In the end, it was just these facts; they never got to say goodbye to each other, missed each other by mere weeks and years. Steve wondered What now? I have this life ahead of me and he’s not beside me. Would I go on living and forget his voice and the shape of his existence? Please God, don’t let it come to that. Anything but that. It was a scary future looming in front of him, but filled with people who knew the extent of his tragedy and made him feel understood in unspoken ways.
He knew what lied ahead; mornings waking up alone with the warmth of a memory seeping into the chill air, moments where he’d turn around to speak only to greet empty air, nights filled with regrets and guilt filled wants, days where he’d turn away from all well-meaning company just to wallow in his sorrow. Nat can die trying to set him up but he’s stubborn too. The life of a widower wasn’t one he’d ever imagine he’d take kindly too, but he made it work.
In the end, it was this; he would carry on, like Bucky had before him. He had a legacy to uphold- not just his own- and people who knew him without ever meeting him and in a way, this was family and over time people would come and go and he would face the world for all its new ways and wonders. Alone. Waiting.
He would wait the rest of his life just for Bucky.

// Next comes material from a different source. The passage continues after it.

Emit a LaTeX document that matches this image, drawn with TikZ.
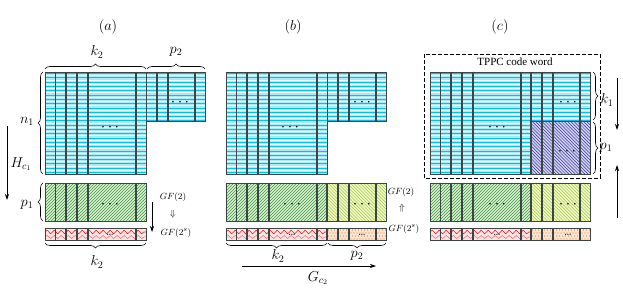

If he could rush to meet him that one time, then he could be patient here and bide his time this once. It would be no hardship, waiting his whole unnatural life just to cross over to the other side and be where he wants to be.
He knows Bucky is waiting for him there. There’s no rush, he wouldn’t want him to rush. Steve would live his life that the world wants him too and he'd pass by it quietly. Never let it be said that Steve Rogers can't commit.
Bucky definitely got the last laugh about this. No rushing. I'm waiting, punk.